6 June 2008 at 13:37:19
Jason Adams
It will create the plurkdb.dat file for you automatically. You just need to pass the usernames and passwords on the command line when you run it. If you are just running it manually, then you can just type:
python plurk.py twitter_username twitter_passwd plurk_username plurk_passwd
If you know where python is installed on your server (usually by typing “which python”) and you’re running linux, you can change the first line of the script to that path. If you are running windows, run it from the command line like I just said.
If you are setting it up as a cron job in linux, edit the script and change the path to the plurkdb.dat file to the path you want it to be stored. This might be like “/home/your_username/plurkdb.dat”. Also if you’re running a cronjob you might need to run python on the script manually. An example cron job might look like this:
*/10 * * * * /usr/bin/python /home/your_username/plurk.py twitter_username twitter_passwd plurk_username plurk_passwd
7 June 2008 at 06:15:52
Steve Crane
The documentation block in the script hasn’t been updated to reflect the Plurk password.
7 June 2008 at 06:24:55
Steve Crane
Would be cool to (perhaps optionally) prevent reply tweets from synching to Plurk.
7 June 2008 at 11:12:45
Jason Adams
Good idea. I’ll add that and fix the documentation. I’m thinking of also moving it to a CC:BSD license, since that makes more sense for software.
7 June 2008 at 14:16:39
Jason Adams
The code has been updated. Now you can pass the final parameter as -t or -p to either only update twitter (-t) or plurk (-p).
ex.
./plurk.py twuser twpass pluser plpass -twill tweet just your plurks.
7 June 2008 at 16:45:58
How to synchronise your plurks and tweets « craniac’s place
[...] Adams has posted a Python script that does exactly that, posting your tweets as plurks and your plurks as tweets.
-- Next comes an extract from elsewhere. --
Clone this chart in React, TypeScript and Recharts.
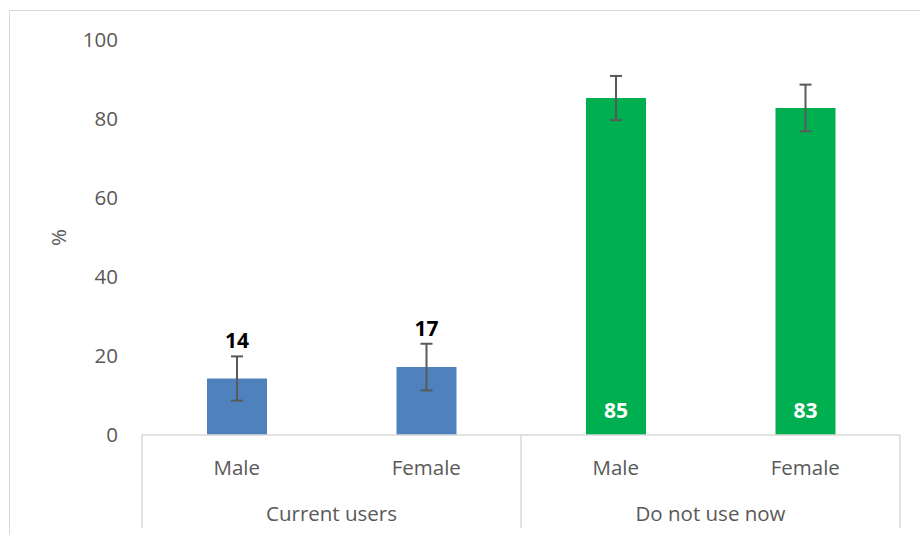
import React from 'react';
import { BarChart, Bar, XAxis, YAxis, ErrorBar, LabelList, Cell } from 'recharts';

const categories = ['Male', 'Female', 'Male', 'Female'];
const groups = ['Current users', 'Current users', 'Do not use now', 'Do not use now'];
const values = [14.3, 17.2, 85.3, 82.8];
const errors = [5.6, 5.9, 5.6, 5.9];
const labels = ['14', '17', '85', '83'];
const colors = ['#4F81BD', '#4F81BD', '#00B050', '#00B050'];
const yTicks = [0, 20, 40, 60, 80, 100];

const data = categories.map((c, i) => ({
  key: `${groups[i]}-${c}`,
  cat: c,
  group: groups[i],
  value: values[i],
  err: errors[i],
  label: labels[i],
}));

const FONT = '"Open Sans", sans-serif';
const GRAY = '#595959';
const LINE = '#d9d9d9';

const CatTick = (props: any) => {
  const { x, y, index, width, visibleTicksCount } = props;
  const half = width / visibleTicksCount / 2;
  const d = data[index];
  const isGroupStart = index === 0 || groups[index] !== groups[index - 1];
  const isLast = index === data.length - 1;
  return (
    <g>
      <text x={x} y={y + 32} textAnchor="middle" dominantBaseline="central" fill={GRAY} fontSize={20.5} fontFamily={FONT}>
        {d.cat}
      </text>
      {isGroupStart && (
        <>
          <line x1={x - half} x2={x - half} y1={y} y2={y + 93} stroke={LINE} strokeWidth={1.5} />
          <text x={x + half} y={y + 78} textAnchor="middle" dominantBaseline="central" fill={GRAY} fontSize={20.5} fontFamily={FONT}>
            {d.group}
          </text>
        </>
      )}
      {isLast && <line x1={x + half} x2={x + half} y1={y} y2={y + 93} stroke={LINE} strokeWidth={1.5} />}
    </g>
  );
};

const ValueLabel = (props: any) => {
  const { x, y, width, height, index } = props;
  const d = data[index];
  const inside = d.value > 50;
  const cx = x + width / 2;
  const cy = inside ? y + height - 25 : y - 39;
  return (
    <text x={cx} y={cy} textAnchor="middle" dominantBaseline="central" fill={inside ? '#ffffff' : '#000000'} fontSize={21} fontWeight="bold" fontFamily={FONT}>
      {d.label}
    </text>
  );
};

export default function App() {
  return (
    <div style={{ position: 'absolute', left: 0, top: 0, width: 920, height: 535, overflow: 'hidden', background: '#fff' }}>
      <div style={{ position: 'absolute', left: 9, top: 10, width: 1000, height: 1000, borderLeft: `1px solid ${LINE}`, borderTop: `1px solid ${LINE}` }} />
      <div style={{ position: 'absolute', left: 0, top: 0 }}>
        <BarChart width={920} height={535} data={data} margin={{ top: 40, right: 20, bottom: 0, left: 0 }} barSize={60}>
          <XAxis
            dataKey="key"
            height={100}
            interval={0}
            tickLine={false}
            tickSize={0}
            tickMargin={0}
            axisLine={{ stroke: LINE, strokeWidth: 1.5 }}
            tick={<CatTick />}
          />
          <YAxis
            width={142}
            domain={[0, 100]}
            ticks={yTicks}
            axisLine={false}
            tickLine={false}
            tickSize={0}
            tickMargin={24}
            tick={{ fill: GRAY, fontSize: 20.5, fontFamily: FONT }}
            label={{ value: '%', angle: -90, position: 'center', dx: -12, fill: GRAY, fontSize: 20.5, fontFamily: FONT }}
          />
          <Bar dataKey="value" isAnimationActive={false}>
            {data.map((d, i) => (
              <Cell key={d.key} fill={colors[i]} />
            ))}
            <ErrorBar dataKey="err" width={6} stroke={GRAY} strokeWidth={2} />
            <LabelList dataKey="label" content={<ValueLabel />} />
          </Bar>
        </BarChart>
      </div>
    </div>
  );
}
I have [...]
7 June 2008 at 21:57:07
Charl van Niekerk
Hi Jason,
Thanks for building on the code, really cool to see somebody got some benefit out of it! The Python version of the code has actually not been written by me, credit for that goes to Neville Newey. All the best with the Python hacking though!
Cheers,
Charl
8 June 2008 at 08:47:20
Jason Adams
Thanks for the info! I’ll add the credit for Neville to the code and update my post.
14 July 2008 at 15:30:12
David
Ryan’s Unofficial Plurk API is being ported to Python over at Google Code.
http://code.google.com/p/plurkapipy/
As a project, it’s just starting. But at least you don’t have to burn one of your Google Code allotments on it.